Rows from a dataset of charts and code:
- - -
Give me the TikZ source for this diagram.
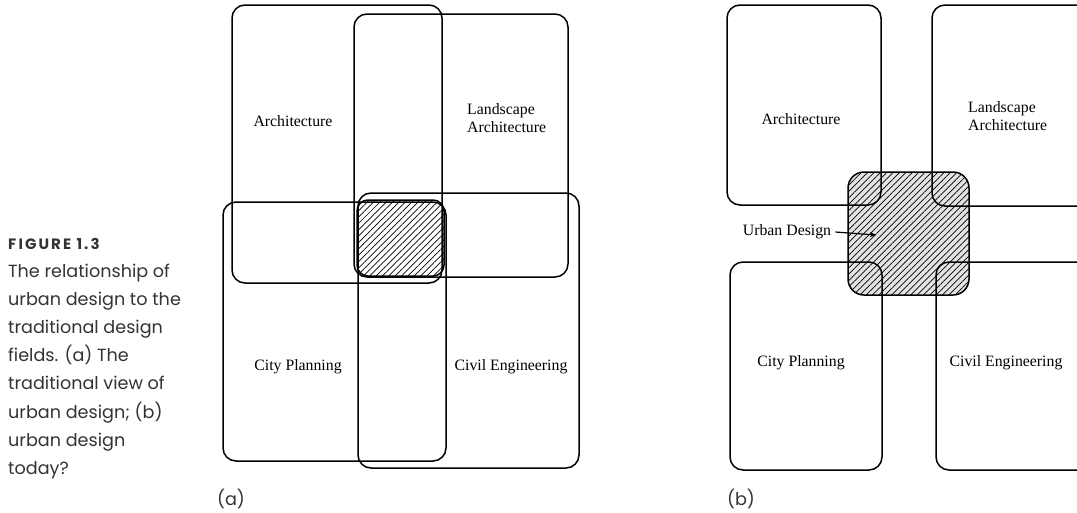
\documentclass[tikz,border=0pt]{standalone}
\usepackage{fontspec}
\setmainfont{Liberation Serif}
\newfontfamily\capfont{Poppins}
\usetikzlibrary{patterns.meta,arrows.meta}

\tikzset{
  field/.style={draw, line width=1.5pt, rounded corners=13pt},
  urban/.style={draw, line width=1.5pt, pattern={Lines[angle=45,distance=4.5pt,line width=0.7pt]}},
  fieldname/.style={font=\fontsize{15.8}{18}\selectfont, align=left, inner sep=0pt},
  capt/.style={font=\capfont\fontsize{17.6}{28.1}\selectfont, align=left, inner sep=0pt, text=black!80},
}

\begin{document}
\begin{tikzpicture}[x=1pt, y=-1pt]
        \clip (0,0) rectangle (1077,512);

        % caption
        \node[capt, anchor=north west] (caption) at (8,238)
          {{\fontsize{15}{28.1}\bfseries\addfontfeatures{LetterSpace=14}FIGURE 1.3}\\The relationship of\\urban design to the\\traditional design\\fields. (a) The\\traditional view of\\urban design; (b)\\urban design\\today?};

        % (a) traditional view
        \draw[urban, rounded corners=11pt] (357,200) rectangle (444,276);
        \draw[field] (232,5) rectangle (442,283);
        \draw[field] (354,14) rectangle (568,277);
        \draw[field] (223,202) rectangle (446,461);
        \draw[field] (358,193) rectangle (579,468);

        \node[fieldname] (archA) at (293,121) {Architecture};
        \node[fieldname, anchor=west] (landA) at (467,118) {Landscape\\Architecture};
        \node[fieldname] (cityA) at (298,367) {City Planning};
        \node[fieldname] (civilA) at (511,367) {Civil Engineering};
        \node[capt] (labelA) at (231,499) {(a)};

        % (b) urban design today
        \fill[gray!22, rounded corners=16pt] (848,172) rectangle (969,295);
        \draw[urban, rounded corners=16pt] (848,172) rectangle (969,295);
        \draw[field] (727,5) rectangle (881,205);
        \draw[field] (932,5) rectangle (1095,206);
        \draw[field] (730,262) rectangle (882,470);
        \draw[field] (936,262) rectangle (1095,470);

        \node[fieldname] (archB) at (801,119) {Architecture};
        \node[fieldname, anchor=west] (landB) at (968,116) {Landscape\\Architecture};
        \node[fieldname] (cityB) at (801,363) {City Planning};
        \node[fieldname] (civilB) at (1006,363) {Civil Engineering};
        \node[fieldname] (urbanB) at (787,232) {Urban Design};
        \coordinate (urbantip) at (876,235);
        \draw[line width=1.2pt, -{Stealth[length=6pt,width=5pt]}] (urbanB.east) ++(4,0) -- (urbantip);
        \node[capt] (labelB) at (741,499) {(b)};
\end{tikzpicture}
\end{document}
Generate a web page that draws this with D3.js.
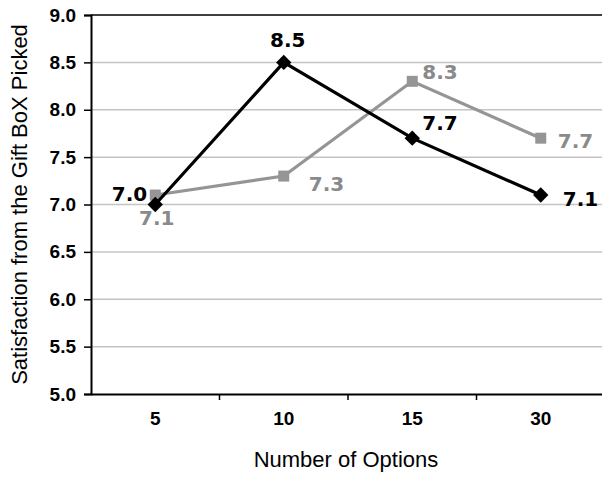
<!DOCTYPE html>
<html>
<head>
<meta charset="utf-8">
<script src="https://cdn.jsdelivr.net/npm/d3@7/dist/d3.min.js"></script>
<style>
  html, body { margin: 0; padding: 0; background: #fff; }
  svg { display: block; }
</style>
</head>
<body>
<svg id="chart" width="602" height="479"></svg>
<script>
// ---- data ----
const categories = ["5", "10", "15", "30"];
const seriesBlack = [7.0, 8.5, 7.7, 7.1];
const seriesGray = [7.1, 7.3, 8.3, 7.7];
const yTicks = [5.0, 5.5, 6.0, 6.5, 7.0, 7.5, 8.0, 8.5, 9.0];
const xTitle = "Number of Options";
const yTitle = "Satisfaction from the Gift BoX Picked";

// ---- layout ----
const W = 602, H = 479;
const plot = { left: 91, top: 15, right: 605, bottom: 394 };
const svg = d3.select("#chart");

const x = d3.scaleBand().domain(categories).range([plot.left, plot.right]);
const y = d3.scaleLinear().domain([5, 9]).range([plot.bottom, plot.top]);
const cx = c => x(c) + x.bandwidth() / 2;

// gridlines
svg.append("g").selectAll("line")
  .data(yTicks.filter(t => t > 5 && t < 9))
  .join("line")
  .attr("x1", plot.left).attr("x2", W)
  .attr("y1", d => y(d)).attr("y2", d => y(d))
  .attr("stroke", "#c4c4c4").attr("stroke-width", 1.5);

// top border
svg.append("line")
  .attr("x1", plot.left).attr("x2", W)
  .attr("y1", y(9)).attr("y2", y(9))
  .attr("stroke", "#000").attr("stroke-width", 1.5);

const tickFont = "'Liberation Sans', Arial, sans-serif";

// y axis
const yAxis = svg.append("g")
  .attr("transform", `translate(${plot.left},0)`)
  .call(d3.axisLeft(y).tickValues(yTicks).tickFormat(d3.format(".1f")).tickSize(7).tickPadding(8));
yAxis.select(".domain").attr("stroke", "#000").attr("stroke-width", 2);
yAxis.selectAll(".tick line").attr("stroke", "#000").attr("stroke-width", 1.5);
yAxis.selectAll("text")
  .attr("font-family", tickFont)
  .attr("font-weight", "bold").attr("font-size", 19).attr("fill", "#000");

// x axis
const xAxis = svg.append("g")
  .attr("transform", `translate(0,${plot.bottom})`)
  .call(d3.axisBottom(x).tickSize(0).tickPadding(17.5));
xAxis.select(".domain").attr("stroke", "#000").attr("stroke-width", 2);
xAxis.selectAll("text")
  .attr("font-family", tickFont)
  .attr("font-weight", "bold").attr("font-size", 19).attr("fill", "#000");
// boundary ticks
xAxis.append("g").selectAll("line")
  .data(categories.slice(1))
  .join("line")
  .attr("x1", d => x(d)).attr("x2", d => x(d))
  .attr("y1", 0).attr("y2", 6)
  .attr("stroke", "#000").attr("stroke-width", 1.5);

// axis titles
svg.append("text")
  .attr("x", (plot.left + plot.right) / 2 - 2).attr("y", 467)
  .attr("text-anchor", "middle")
  .attr("font-family", tickFont)
  .attr("font-size", 22).attr("fill", "#000")
  .text(xTitle);
svg.append("text")
  .attr("transform", `translate(27,${(plot.top + plot.bottom) / 2}) rotate(-90)`)
  .attr("text-anchor", "middle")
  .attr("font-family", tickFont)
  .attr("font-size", 22).attr("fill", "#000")
  .text(yTitle);

// series
const grayColor = "#959595";
const series = [
  { values: seriesGray, color: grayColor, marker: "square",
    labels: [["middle", 1.5, 30], ["start", 25, 15], ["start", 10, -2], ["start", 17, 9.5]] },
  { values: seriesBlack, color: "#000", marker: "diamond",
    labels: [["end", -8, -4], ["middle", 4, -15], ["start", 10, -8], ["start", 22, 11]] }
];

const line = d3.line().x((d, i) => cx(categories[i])).y(d => y(d));

series.forEach(s => {
  const g = svg.append("g");
  g.append("path").datum(s.values)
    .attr("d", line).attr("fill", "none")
    .attr("stroke", s.color).attr("stroke-width", 3.2).attr("stroke-linejoin", "miter");
  const sym = s.marker === "square"
    ? d3.symbol(d3.symbolSquare, 121)
    : d3.symbol(d3.symbolSquare, 118);
  g.selectAll("path.m").data(s.values).join("path")
    .attr("class", "m")
    .attr("d", sym)
    .attr("fill", s.color)
    .attr("transform", (d, i) => `translate(${cx(categories[i])},${y(d)})` + (s.marker === "diamond" ? " rotate(45)" : ""));
});

// data labels (drawn after all lines so they sit on top)
series.forEach(s => {
  svg.append("g").selectAll("text").data(s.values).join("text")
    .attr("x", (d, i) => cx(categories[i]) + s.labels[i][1])
    .attr("y", (d, i) => y(d) + s.labels[i][2])
    .attr("text-anchor", (d, i) => s.labels[i][0])
    .attr("font-family", "'DejaVu Sans', Verdana, sans-serif")
    .attr("font-weight", "bold").attr("font-size", 20)
    .attr("fill", s.color === "#000" ? "#000" : "#8a8a8a")
    .text(d => d3.format(".1f")(d));
});
</script>
</body>
</html>
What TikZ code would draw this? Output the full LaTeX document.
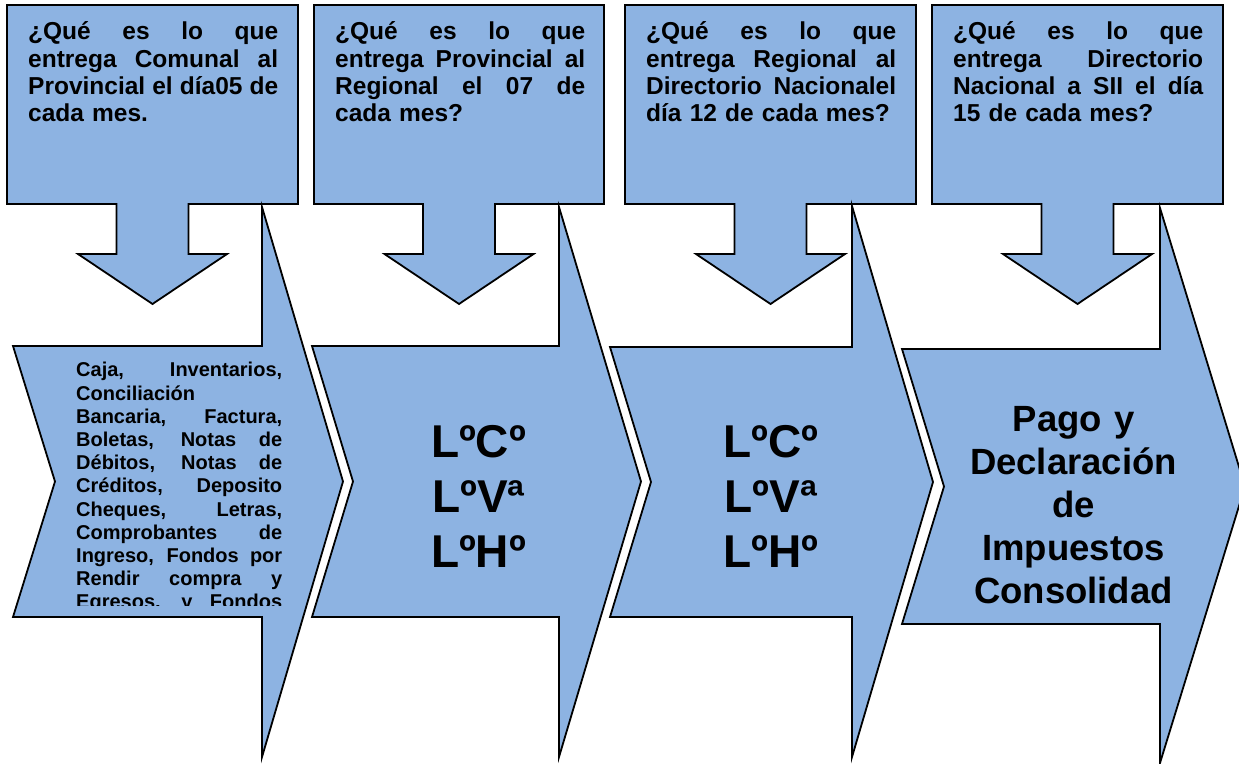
- - -
§ **What is asked**:
Retype each entry precisely. Skip images entirely.

§ **Solution to this task**:
Give me the TikZ source for this diagram.
\documentclass[tikz,border=0pt]{standalone}
\usepackage{fontspec}
\setmainfont{Liberation Serif}
\newfontfamily\capfont{Poppins}
\usetikzlibrary{patterns.meta,arrows.meta}

\tikzset{
  field/.style={draw, line width=1.5pt, rounded corners=13pt},
  urban/.style={draw, line width=1.5pt, pattern={Lines[angle=45,distance=4.5pt,line width=0.7pt]}},
  fieldname/.style={font=\fontsize{15.8}{18}\selectfont, align=left, inner sep=0pt},
  capt/.style={font=\capfont\fontsize{17.6}{28.1}\selectfont, align=left, inner sep=0pt, text=black!80},
}

\begin{document}
\begin{tikzpicture}[x=1pt, y=-1pt]
        \clip (0,0) rectangle (1077,512);

        % caption
        \node[capt, anchor=north west] (caption) at (8,238)
          {{\fontsize{15}{28.1}\bfseries\addfontfeatures{LetterSpace=14}FIGURE 1.3}\\The relationship of\\urban design to the\\traditional design\\fields. (a) The\\traditional view of\\urban design; (b)\\urban design\\today?};

        % (a) traditional view
        \draw[urban, rounded corners=11pt] (357,200) rectangle (444,276);
        \draw[field] (232,5) rectangle (442,283);
        \draw[field] (354,14) rectangle (568,277);
        \draw[field] (223,202) rectangle (446,461);
        \draw[field] (358,193) rectangle (579,468);

        \node[fieldname] (archA) at (293,121) {Architecture};
        \node[fieldname, anchor=west] (landA) at (467,118) {Landscape\\Architecture};
        \node[fieldname] (cityA) at (298,367) {City Planning};
        \node[fieldname] (civilA) at (511,367) {Civil Engineering};
        \node[capt] (labelA) at (231,499) {(a)};

        % (b) urban design today
        \fill[gray!22, rounded corners=16pt] (848,172) rectangle (969,295);
        \draw[urban, rounded corners=16pt] (848,172) rectangle (969,295);
        \draw[field] (727,5) rectangle (881,205);
        \draw[field] (932,5) rectangle (1095,206);
        \draw[field] (730,262) rectangle (882,470);
        \draw[field] (936,262) rectangle (1095,470);

        \node[fieldname] (archB) at (801,119) {Architecture};
        \node[fieldname, anchor=west] (landB) at (968,116) {Landscape\\Architecture};
        \node[fieldname] (cityB) at (801,363) {City Planning};
        \node[fieldname] (civilB) at (1006,363) {Civil Engineering};
        \node[fieldname] (urbanB) at (787,232) {Urban Design};
        \coordinate (urbantip) at (876,235);
        \draw[line width=1.2pt, -{Stealth[length=6pt,width=5pt]}] (urbanB.east) ++(4,0) -- (urbantip);
        \node[capt] (labelB) at (741,499) {(b)};
\end{tikzpicture}
\end{document}
Generate a web page that draws this with D3.js.
<!DOCTYPE html>
<html>
<head>
<meta charset="utf-8">
<script src="https://cdn.jsdelivr.net/npm/d3@7/dist/d3.min.js"></script>
<style>
  html, body { margin: 0; padding: 0; background: #fff; }
  svg { display: block; }
</style>
</head>
<body>
<svg id="chart" width="602" height="479"></svg>
<script>
// ---- data ----
const categories = ["5", "10", "15", "30"];
const seriesBlack = [7.0, 8.5, 7.7, 7.1];
const seriesGray = [7.1, 7.3, 8.3, 7.7];
const yTicks = [5.0, 5.5, 6.0, 6.5, 7.0, 7.5, 8.0, 8.5, 9.0];
const xTitle = "Number of Options";
const yTitle = "Satisfaction from the Gift BoX Picked";

// ---- layout ----
const W = 602, H = 479;
const plot = { left: 91, top: 15, right: 605, bottom: 394 };
const svg = d3.select("#chart");

const x = d3.scaleBand().domain(categories).range([plot.left, plot.right]);
const y = d3.scaleLinear().domain([5, 9]).range([plot.bottom, plot.top]);
const cx = c => x(c) + x.bandwidth() / 2;

// gridlines
svg.append("g").selectAll("line")
  .data(yTicks.filter(t => t > 5 && t < 9))
  .join("line")
  .attr("x1", plot.left).attr("x2", W)
  .attr("y1", d => y(d)).attr("y2", d => y(d))
  .attr("stroke", "#c4c4c4").attr("stroke-width", 1.5);

// top border
svg.append("line")
  .attr("x1", plot.left).attr("x2", W)
  .attr("y1", y(9)).attr("y2", y(9))
  .attr("stroke", "#000").attr("stroke-width", 1.5);

const tickFont = "'Liberation Sans', Arial, sans-serif";

// y axis
const yAxis = svg.append("g")
  .attr("transform", `translate(${plot.left},0)`)
  .call(d3.axisLeft(y).tickValues(yTicks).tickFormat(d3.format(".1f")).tickSize(7).tickPadding(8));
yAxis.select(".domain").attr("stroke", "#000").attr("stroke-width", 2);
yAxis.selectAll(".tick line").attr("stroke", "#000").attr("stroke-width", 1.5);
yAxis.selectAll("text")
  .attr("font-family", tickFont)
  .attr("font-weight", "bold").attr("font-size", 19).attr("fill", "#000");

// x axis
const xAxis = svg.append("g")
  .attr("transform", `translate(0,${plot.bottom})`)
  .call(d3.axisBottom(x).tickSize(0).tickPadding(17.5));
xAxis.select(".domain").attr("stroke", "#000").attr("stroke-width", 2);
xAxis.selectAll("text")
  .attr("font-family", tickFont)
  .attr("font-weight", "bold").attr("font-size", 19).attr("fill", "#000");
// boundary ticks
xAxis.append("g").selectAll("line")
  .data(categories.slice(1))
  .join("line")
  .attr("x1", d => x(d)).attr("x2", d => x(d))
  .attr("y1", 0).attr("y2", 6)
  .attr("stroke", "#000").attr("stroke-width", 1.5);

// axis titles
svg.append("text")
  .attr("x", (plot.left + plot.right) / 2 - 2).attr("y", 467)
  .attr("text-anchor", "middle")
  .attr("font-family", tickFont)
  .attr("font-size", 22).attr("fill", "#000")
  .text(xTitle);
svg.append("text")
  .attr("transform", `translate(27,${(plot.top + plot.bottom) / 2}) rotate(-90)`)
  .attr("text-anchor", "middle")
  .attr("font-family", tickFont)
  .attr("font-size", 22).attr("fill", "#000")
  .text(yTitle);

// series
const grayColor = "#959595";
const series = [
  { values: seriesGray, color: grayColor, marker: "square",
    labels: [["middle", 1.5, 30], ["start", 25, 15], ["start", 10, -2], ["start", 17, 9.5]] },
  { values: seriesBlack, color: "#000", marker: "diamond",
    labels: [["end", -8, -4], ["middle", 4, -15], ["start", 10, -8], ["start", 22, 11]] }
];

const line = d3.line().x((d, i) => cx(categories[i])).y(d => y(d));

series.forEach(s => {
  const g = svg.append("g");
  g.append("path").datum(s.values)
    .attr("d", line).attr("fill", "none")
    .attr("stroke", s.color).attr("stroke-width", 3.2).attr("stroke-linejoin", "miter");
  const sym = s.marker === "square"
    ? d3.symbol(d3.symbolSquare, 121)
    : d3.symbol(d3.symbolSquare, 118);
  g.selectAll("path.m").data(s.values).join("path")
    .attr("class", "m")
    .attr("d", sym)
    .attr("fill", s.color)
    .attr("transform", (d, i) => `translate(${cx(categories[i])},${y(d)})` + (s.marker === "diamond" ? " rotate(45)" : ""));
});

// data labels (drawn after all lines so they sit on top)
series.forEach(s => {
  svg.append("g").selectAll("text").data(s.values).join("text")
    .attr("x", (d, i) => cx(categories[i]) + s.labels[i][1])
    .attr("y", (d, i) => y(d) + s.labels[i][2])
    .attr("text-anchor", (d, i) => s.labels[i][0])
    .attr("font-family", "'DejaVu Sans', Verdana, sans-serif")
    .attr("font-weight", "bold").attr("font-size", 20)
    .attr("fill", s.color === "#000" ? "#000" : "#8a8a8a")
    .text(d => d3.format(".1f")(d));
});
</script>
</body>
</html>
What TikZ code would draw this? Output the full LaTeX document.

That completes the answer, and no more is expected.